Thursday, December 9, 2010

US v. Wikileaks (or US v. Freedom)

In this increasingly volatile opera known as Wikileaks, the United States has shown its true colors and become the standard bearer for oppressive regimes. By the United States, I mean the government, corporations, and the media.

The release of the "Collateral Murder" video and the "Afghan War Diaries" were legitimate releases of information that any government would want to keep secret from its citizenry. I know that the AP found vindication in its claim that U.S. soldiers killed innocent civilians and reporters, because Collateral Murder showed exactly what they claimed. This certainly didn't look good for the government, so as is normal, instead of reacting, the government over-reacted, by starting to mess with Wikileaks. How? Well, before these inflated charges of rape in Sweden came to the forefront, the government started messing with Wikileaks' financial resources and the providers of services facilitating them, and the government also tried to detain and intimidate a Wikileaks representative at the Next H.O.P.E. conference in New York City, in July of this year. So, does the U.S. government learn its lesson? No! Instead of accepting that the embarassment of the latest release of State Department communications was a direct result of their threatening Wikileaks, the government, with the forewarning of the existence of a file named 'insurance', stepped it up a notch. By calling on their corporate masters, the government has waged a full scale war against freedom. Amazon, Paypal, Mastercard, and Visa are now fighting the battle that the government was too petulent to admit it lost.

Well, the U.S. government is stupid, but these corporations are worse, because they are arrogant. After the distributed denial of service attacks have concluded, these corporations will go back to doing what they do best, secretly raping consumers with the blessing of the government. I hope that, before that happens, Anonymous is successful in causing monetary damage to these corporations, with Operation Payback, but more importantly, financial retribution must be paid by the consumer, in boycotting these corporations as enemies of free press and free speech.
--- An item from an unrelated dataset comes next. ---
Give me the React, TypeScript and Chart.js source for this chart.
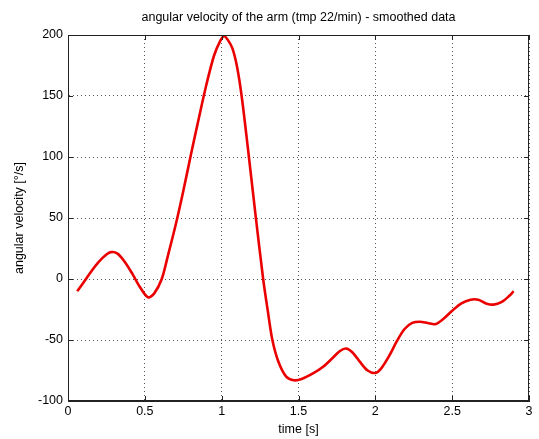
import React, { useEffect, useRef } from "react";
import { Chart, registerables } from "chart.js";

Chart.register(...registerables);

const timeS: number[] = [
  0.06, 0.1, 0.15, 0.2, 0.25, 0.28, 0.32, 0.37, 0.42, 0.47, 0.52, 0.56, 0.61, 0.65, 0.7, 0.75,
  0.8, 0.85, 0.9, 0.95, 0.99, 1.015, 1.04, 1.07, 1.1, 1.13, 1.17, 1.22, 1.27, 1.3, 1.33,
  1.37, 1.42, 1.47, 1.52, 1.6, 1.66, 1.72, 1.77, 1.81, 1.85, 1.9, 1.95, 2.0, 2.04, 2.09, 2.14,
  2.19, 2.24, 2.29, 2.34, 2.39, 2.44, 2.5, 2.56, 2.62, 2.67, 2.72, 2.77, 2.82, 2.87, 2.9,
];
const angVel: number[] = [
  -10, -3, 6, 14, 20, 22, 21, 14, 4, -7, -15, -12, 0, 19, 44, 72,
  102, 131, 159, 183, 195, 199, 196, 189, 174, 150, 108, 53, 0, -26, -50,
  -68, -80, -83, -82, -77, -72, -65, -59, -57, -60, -68, -75, -77, -73, -63, -51,
  -41, -36, -35, -36, -37, -33, -26, -20, -17, -17, -20, -21, -19, -14, -10,
];
const xTicks = { min: 0, max: 3, step: 0.5 };
const yTicks = { min: -100, max: 200, step: 50 };

const titleText = "angular velocity of the arm (tmp 22/min) - smoothed data";
const xLabel = "time [s]";
const yLabel = "angular velocity [°/s]";

const FONT = "'Liberation Sans', Arial, sans-serif";

const boxPlugin = {
  id: "matlabBox",
  afterDraw(chart: any) {
    const { ctx, chartArea } = chart;
    const { left, right, top, bottom } = chartArea;
    ctx.save();
    ctx.strokeStyle = "#222";
    ctx.lineWidth = 1;
    ctx.strokeRect(left + 0.5, top + 0.5, right - left - 1, bottom - top - 1);
    const xs = chart.scales.x;
    const ys = chart.scales.y;
    ctx.beginPath();
    xs.ticks.forEach((t: any) => {
      const px = Math.round(xs.getPixelForValue(t.value)) + 0.5;
      ctx.moveTo(px, bottom);
      ctx.lineTo(px, bottom - 5);
      ctx.moveTo(px, top);
      ctx.lineTo(px, top + 5);
    });
    ys.ticks.forEach((t: any) => {
      const py = Math.round(ys.getPixelForValue(t.value)) + 0.5;
      ctx.moveTo(left, py);
      ctx.lineTo(left + 5, py);
      ctx.moveTo(right, py);
      ctx.lineTo(right - 5, py);
    });
    ctx.stroke();
    ctx.fillStyle = "#000";
    ctx.font = `12.5px ${FONT}`;
    ctx.textAlign = "center";
    ctx.textBaseline = "middle";
    ctx.fillText(titleText, (left + right) / 2, 18);
    ctx.restore();
  },
};

export default function App() {
  const ref = useRef<HTMLCanvasElement | null>(null);
  useEffect(() => {
    document.body.style.margin = "0";
    const canvas = ref.current!;
    const data = timeS.map((x, i) => ({ x, y: angVel[i] }));
    const chart = new Chart(canvas, {
      type: "line",
      data: {
        datasets: [
          {
            data,
            borderColor: "rgb(235,0,0)",
            borderWidth: 2.6,
            pointRadius: 0,
            tension: 0.3,
            fill: false,
          },
        ],
      },
      options: {
        animation: false,
        responsive: false,
        devicePixelRatio: 1,
        layout: { padding: { left: 0, top: 35, right: 10, bottom: 0 } },
        plugins: { legend: { display: false }, tooltip: { enabled: false }, title: { display: false } },
        scales: {
          x: {
            type: "linear",
            min: xTicks.min,
            max: xTicks.max,
            ticks: {
              stepSize: xTicks.step,
              color: "#000",
              padding: 3,
              font: { family: FONT, size: 12.5 },
              maxRotation: 0,
              callback: (v: any) => String(Number(v)),
            },
            grid: { color: "#555", drawTicks: false, lineWidth: 1 },
            border: { display: true, color: "#222", dash: [1, 3] },
            title: { display: true, text: xLabel, color: "#000", font: { family: FONT, size: 12.5 }, padding: { top: 2, bottom: 2 } },
            afterFit(scale: any) {
              scale.height = 38;
            },
          },
          y: {
            type: "linear",
            min: yTicks.min,
            max: yTicks.max,
            ticks: { stepSize: yTicks.step, color: "#000", padding: 5, font: { family: FONT, size: 12.5 } },
            grid: { color: "#555", drawTicks: false, lineWidth: 1 },
            border: { display: true, color: "#222", dash: [1, 3] },
            title: { display: true, text: yLabel, color: "#000", font: { family: FONT, size: 12.5 }, padding: { top: 12, bottom: 2 } },
            afterFit(scale: any) {
              scale.width = 68;
            },
          },
        },
      },
      plugins: [boxPlugin],
    } as any);
    return () => chart.destroy();
  }, []);
  return (
    <div style={{ width: 539, height: 439, background: "#fff" }}>
      <canvas ref={ref} width={539} height={439} style={{ display: "block" }} />
    </div>
  );
}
The failure of the government to act responsibly is not surprising, because the government is made up of people who are greedy for power. The failure of corporations to act responsibly is not surprising, because corporations are made up of people who are greedy for money. The failure of the U.S. media is not surprising, because of, something less sinister but equally as dangerous, incompetence. In a country where Oprah Winfrey is considered a journalist, I am not surprised that 'real' journalists are not a) accurately reporting on this and b) standing with and in defense of Wikileaks. After the Wikileaks site was shutdown by Amazon and mirrors sites started springing up, media companies should have shown support by providing a mirror; yet CNN, Viacom (CBS), Disney (ABC), and General Electric (NBC, MSNBC, CNBC) are standing by idly, because profits are more important than the exercise of free speech and free press. The newspaper sites, also owned by these same corporations (thank very much, FCC), are suspiciously quite, as well. The New York Times has forsaken Wikileaks, but they have no problem selling newspapers with the material provided by Wikileaks. I guess that is why the New York Times is called 'the paper of record' and not the paper of integrity.
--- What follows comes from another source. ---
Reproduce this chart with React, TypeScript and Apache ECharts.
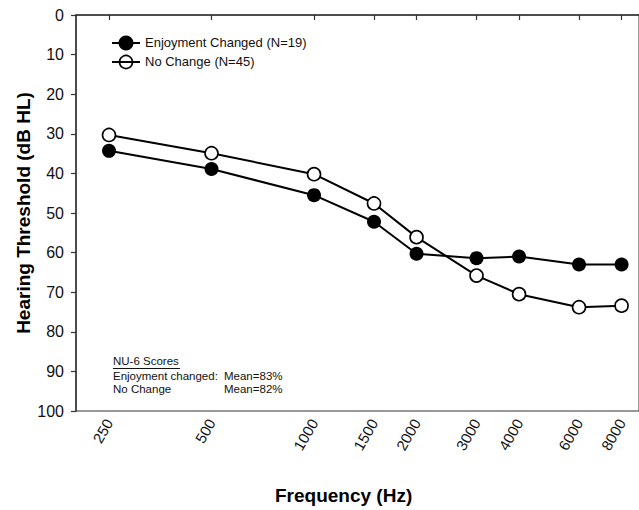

I would also lay blame at the feet of the citizens of the United States, but they are too indifferent to give a damn. All they care about are:

1) Low prices, which is why they shop at Walmart, then complain that there are no more Mom 'n Pops, and trample each other the day after Thanksgiving,

2) Gays and how many rights they are willing to allow the LGBT community to enjoy,

3) Dancing with the Stars, American Idol, and all of the other minutia that leaves their brains so atrophied that Sarah Palin looks like a viable candidate for elected office beyond the one she quit.
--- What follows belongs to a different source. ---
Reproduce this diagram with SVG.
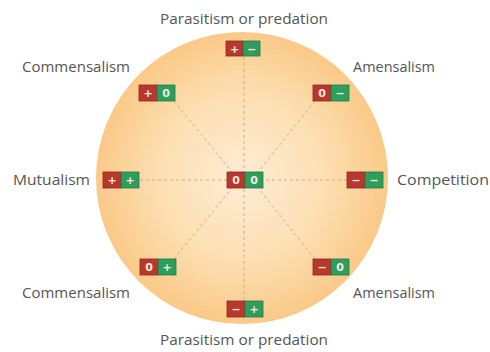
<svg xmlns="http://www.w3.org/2000/svg" width="490" height="352" viewBox="0 0 490 352">
<defs>
<radialGradient id="bg" cx="0.5" cy="0.5" r="0.5">
<stop offset="0" stop-color="#fdecd4"/>
<stop offset="0.55" stop-color="#fde0b4"/>
<stop offset="1" stop-color="#fac987"/>
</radialGradient>
<style>
.lab{font-family:"Open Sans","Lato",sans-serif;font-size:14px;fill:#555;}
.r{fill:#b8382c;stroke:#8e2a22;stroke-width:0.8;}
.g{fill:#2f9e5c;stroke:#23784a;stroke-width:0.8;}
.s{font-family:"DejaVu Sans",sans-serif;font-size:11px;font-weight:bold;fill:#f4e8e0;text-anchor:middle;}
.dl{stroke:#c9a67a;stroke-width:0.9;stroke-dasharray:3 3;fill:none;}
</style>
</defs>
<rect width="490" height="352" fill="#ffffff"/>
<circle cx="242" cy="178" r="146" fill="url(#bg)"/>
<g id="connectors">
<line class="dl" x1="244" y1="57" x2="244" y2="300"/>
<line class="dl" x1="140" y1="180" x2="347" y2="180"/>
<line class="dl" x1="174" y1="101" x2="232" y2="172"/>
<line class="dl" x1="315" y1="101" x2="258" y2="172"/>
<line class="dl" x1="174" y1="259" x2="232" y2="188"/>
<line class="dl" x1="315" y1="259" x2="258" y2="188"/>
</g>
<g id="top">
<rect class="r" x="226" y="41" width="17" height="15"/><rect class="g" x="243" y="41" width="17" height="15"/>
<text class="s" x="234.5" y="52.5">+</text><text class="s" x="251.5" y="52.5">−</text>
<text class="lab" x="160" y="24" textLength="168" lengthAdjust="spacingAndGlyphs">Parasitism or predation</text>
</g>
<g id="commensalism-top">
<rect class="r" x="139" y="85" width="18" height="16"/><rect class="g" x="157" y="85" width="18" height="16"/>
<text class="s" x="148" y="97">+</text><text class="s" x="166" y="97">0</text>
<text class="lab" x="22" y="72" textLength="108" lengthAdjust="spacingAndGlyphs">Commensalism</text>
</g>
<g id="amensalism-top">
<rect class="r" x="313" y="85" width="18" height="16"/><rect class="g" x="331" y="85" width="18" height="16"/>
<text class="s" x="322" y="97">0</text><text class="s" x="340" y="97">−</text>
<text class="lab" x="353" y="72" textLength="82" lengthAdjust="spacingAndGlyphs">Amensalism</text>
</g>
<g id="mutualism">
<rect class="r" x="103" y="172" width="18" height="16"/><rect class="g" x="121" y="172" width="18" height="16"/>
<text class="s" x="112" y="184">+</text><text class="s" x="130" y="184">+</text>
<text class="lab" x="13" y="185" textLength="77" lengthAdjust="spacingAndGlyphs">Mutualism</text>
</g>
<g id="center">
<rect class="r" x="227" y="172" width="18" height="16"/><rect class="g" x="245" y="172" width="18" height="16"/>
<text class="s" x="236" y="184">0</text><text class="s" x="254" y="184">0</text>
</g>
<g id="competition">
<rect class="r" x="347" y="172" width="18" height="16"/><rect class="g" x="365" y="172" width="18" height="16"/>
<text class="s" x="356" y="184">−</text><text class="s" x="374" y="184">−</text>
<text class="lab" x="397" y="185" textLength="92" lengthAdjust="spacingAndGlyphs">Competition</text>
</g>
<g id="commensalism-bottom">
<rect class="r" x="140" y="259" width="18" height="16"/><rect class="g" x="158" y="259" width="18" height="16"/>
<text class="s" x="149" y="271">0</text><text class="s" x="167" y="271">+</text>
<text class="lab" x="22" y="298" textLength="108" lengthAdjust="spacingAndGlyphs">Commensalism</text>
</g>
<g id="amensalism-bottom">
<rect class="r" x="313" y="259" width="18" height="16"/><rect class="g" x="331" y="259" width="18" height="16"/>
<text class="s" x="322" y="271">−</text><text class="s" x="340" y="271">0</text>
<text class="lab" x="353" y="298" textLength="82" lengthAdjust="spacingAndGlyphs">Amensalism</text>
</g>
<g id="bottom">
<rect class="r" x="227" y="301" width="18" height="16"/><rect class="g" x="245" y="301" width="18" height="16"/>
<text class="s" x="236" y="313">−</text><text class="s" x="254" y="313">+</text>
<text class="lab" x="160" y="345" textLength="168" lengthAdjust="spacingAndGlyphs">Parasitism or predation</text>
</g>
</svg>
So, when Congressmen like Peter King call Wikileaks terroists and Senators like Joseph Leiberman want to write laws specifically targetting Wikileaks, the American people let them get away with it, because they are too busy spending money on things they do not need but buy, just because they are the latest thing or on sale, arguing about gay marriage, or watching Dr. Phil to notice that journalists are being equated with Osama Bin Laden and Congress is planning to act in a manner that is expressly forbidden by the U.S. Constitution.

When all is said and done, freedom of the press will be weakened, the corporations that facilitated it will find a way to profit from it, and the American public simply won't care. I don't expect the government to change. I tried that in 2008 and am still waiting.